Recently I confided with a relative about a time in my life that was a little bumpy. I was a teen in Germany and not that interested in school. Back then, DoD (Department of Defense) schools did not know how to deal with, or had heard of, ADD and dyslexia. So I ran around with a group of similar kids causing trouble. Nothing major, no drugs, violence or things of the like. It was petty vandalism and truancy. We got caught. The group was punished but I was singled out, I think it was because my dad was the lowest rank of the group of dads involved. Instead of the curfews and restrictions the other kids got, I was sent “home” to the states to live with my uncle. This is where the real trouble began.
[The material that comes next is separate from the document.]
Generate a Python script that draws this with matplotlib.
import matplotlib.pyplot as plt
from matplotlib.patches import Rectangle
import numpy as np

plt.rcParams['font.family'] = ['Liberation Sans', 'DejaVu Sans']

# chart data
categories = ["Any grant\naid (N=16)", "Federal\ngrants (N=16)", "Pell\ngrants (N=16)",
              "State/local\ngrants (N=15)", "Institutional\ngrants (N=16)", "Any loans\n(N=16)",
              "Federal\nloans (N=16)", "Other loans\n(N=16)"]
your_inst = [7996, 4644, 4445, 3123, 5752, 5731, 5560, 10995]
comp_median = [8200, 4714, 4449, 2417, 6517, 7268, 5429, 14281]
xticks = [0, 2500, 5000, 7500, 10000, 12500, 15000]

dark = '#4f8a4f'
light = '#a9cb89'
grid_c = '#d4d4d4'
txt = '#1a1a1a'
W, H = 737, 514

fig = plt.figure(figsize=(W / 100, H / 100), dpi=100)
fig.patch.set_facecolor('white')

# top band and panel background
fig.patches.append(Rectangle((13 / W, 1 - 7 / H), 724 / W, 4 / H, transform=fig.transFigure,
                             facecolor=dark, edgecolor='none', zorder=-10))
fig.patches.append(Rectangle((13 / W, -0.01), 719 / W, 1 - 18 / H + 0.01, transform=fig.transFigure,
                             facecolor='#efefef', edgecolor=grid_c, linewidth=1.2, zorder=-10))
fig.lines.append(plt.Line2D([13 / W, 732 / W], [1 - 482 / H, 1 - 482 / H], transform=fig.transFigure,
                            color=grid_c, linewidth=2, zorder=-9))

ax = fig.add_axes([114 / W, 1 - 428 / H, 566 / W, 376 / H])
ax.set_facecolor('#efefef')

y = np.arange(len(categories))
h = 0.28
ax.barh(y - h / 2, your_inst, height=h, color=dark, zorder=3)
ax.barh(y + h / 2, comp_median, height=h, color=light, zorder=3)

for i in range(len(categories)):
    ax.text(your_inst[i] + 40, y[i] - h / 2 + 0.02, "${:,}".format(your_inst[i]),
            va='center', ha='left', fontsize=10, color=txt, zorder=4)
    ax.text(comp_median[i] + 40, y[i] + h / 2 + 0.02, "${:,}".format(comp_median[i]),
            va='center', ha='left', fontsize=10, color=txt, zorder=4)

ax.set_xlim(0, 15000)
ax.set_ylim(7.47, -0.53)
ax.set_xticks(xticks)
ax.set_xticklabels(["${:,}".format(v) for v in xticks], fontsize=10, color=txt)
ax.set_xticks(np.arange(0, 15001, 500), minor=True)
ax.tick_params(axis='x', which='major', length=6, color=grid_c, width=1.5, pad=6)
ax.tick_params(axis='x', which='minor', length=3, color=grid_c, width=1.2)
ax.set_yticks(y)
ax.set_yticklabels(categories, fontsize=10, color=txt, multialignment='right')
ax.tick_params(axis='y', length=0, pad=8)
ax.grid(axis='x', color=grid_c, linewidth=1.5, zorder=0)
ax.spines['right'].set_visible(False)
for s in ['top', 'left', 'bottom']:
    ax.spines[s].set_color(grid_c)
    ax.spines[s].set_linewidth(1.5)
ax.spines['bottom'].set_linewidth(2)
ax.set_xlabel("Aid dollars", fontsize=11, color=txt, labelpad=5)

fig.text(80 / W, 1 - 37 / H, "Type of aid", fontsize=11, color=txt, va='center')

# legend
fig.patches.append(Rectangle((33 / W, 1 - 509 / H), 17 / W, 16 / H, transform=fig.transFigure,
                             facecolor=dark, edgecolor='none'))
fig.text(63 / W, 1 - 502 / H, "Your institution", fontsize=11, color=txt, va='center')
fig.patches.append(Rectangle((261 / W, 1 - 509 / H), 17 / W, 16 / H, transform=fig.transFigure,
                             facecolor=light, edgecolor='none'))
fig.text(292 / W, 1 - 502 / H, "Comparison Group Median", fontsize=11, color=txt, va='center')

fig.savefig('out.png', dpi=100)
Imagine you were a teen in the 80′s. Rock and Roll, Vans sneakers and “Rat Tails” in your hair. You had traveled the world, played in 800 year old castles along with major metropolitan cities. You had freedom to travel by bus and train to anywhere you wanted to go. Now imagine being sent “home” to a small town in the mountains of North Carolina. You are the new guy in school in a town where there were never any new guys. Girls liked me, I was from a place way farther that the county line and that meant I was exotic or something. I wore ripped jeans as was the style, the hole in the ass that barely showed my undies was a huge hit with the ladies, guys hated me because of that. I was threatened in school, fights were scheduled that I would never attend because 1. I couldn’t get to the place and 2. I didn’t want to fight. I was set up by supposed new friends as a dope dealer when caught smoking a cigarette with them. It was called a joint, but it wasn’t. I got in house detention along with the other “friends” I was with. I was soon labeled a snitch. So school was hell.
Home life wasn’t much better. My uncle could not abide someone living under his roof with a “rat tail“. You remember? Even if you had short hair, you grew out a long Jedi Padawan like bit of hair and braided it. It was nothing like the down to my ass long hair that I would have in later years, but my uncle could not stand it. He forced me to get it cut off. Not a big deal really, but without ANY freedom to do or go where I wanted, it was my only way to express my individuality. I soon became majorly depressed.
We had gone to a Flea Market/Swap meet one day and with the few bucks I had bought a cheap machete. I had always loved blades, still do. My life became empty. I would go into the woods and chop on old stumps until I cried. I started staying in bed all the time. For three days straight I slept. My aunt would wake me up for school and I would mumble “No.”. On the fourth day, she took me to the doctor because I was either on drugs or had Mono. It was neither, it was depression. I am still curious why I was still considered a druggie after that. They took blood, something would have showed up.
I was talked down too because I wasn’t the perfect little children my cousins were, had no freedom and was a drug addict! I never touched hard drugs until I finally moved back to America in my 20′s. Sure I had smoked a bit of hash in Germany, but that is on the level of smoking a joint here. They are basically the same thing! Hash is just stronger. I was labeled unfairly because I would not conform. Thank God they eventually gave up on me and sent me back to Germany before I killed myself or something.
Once back, I went through all the same punishments the other kids did. They had finished theirs by that time, so I was alone in that, but I was still more free that I was at my uncles house. Many years later, dad retired and we moved back to the same area. The same uncle convinced my dad to invest in a computer store. Dad and mom had saved up a considerable nest egg and sunk $50,000 (approximately) into this store. This was the time when computers were moving from 386 to 486. WOW! So prices were astronomical for a new computer. The only one who knew anything about computers was my cousin, I was learning but this whole store idea was centered on his ability. Needless to say, it failed. It was supposed to be a 50/50 deal, but dad never saw a penny. He went to his grave heartbroken that his own brother did him that way. I would hear him and mom late at night talking before bed about it. That and his loss of being a military man weighed heavy on him in his last days. It was almost exactly one year from retirement to death for him. Yes I was on the road of addiction before my dad died, newly on the road.
I had confided this story with a relative recently. Yesterday I get a message, that I just now got because my cousins are not on my friends list, degrading me and defending her father. I just wanted to let her know the real story. Her last words in a PM, words I will not answer directly because after my father died his side of our family deserted us, were “When I was a little girl, I thought you hung the moon. Reality is such a bitter pill.” Yes it is, especially when you know the truth.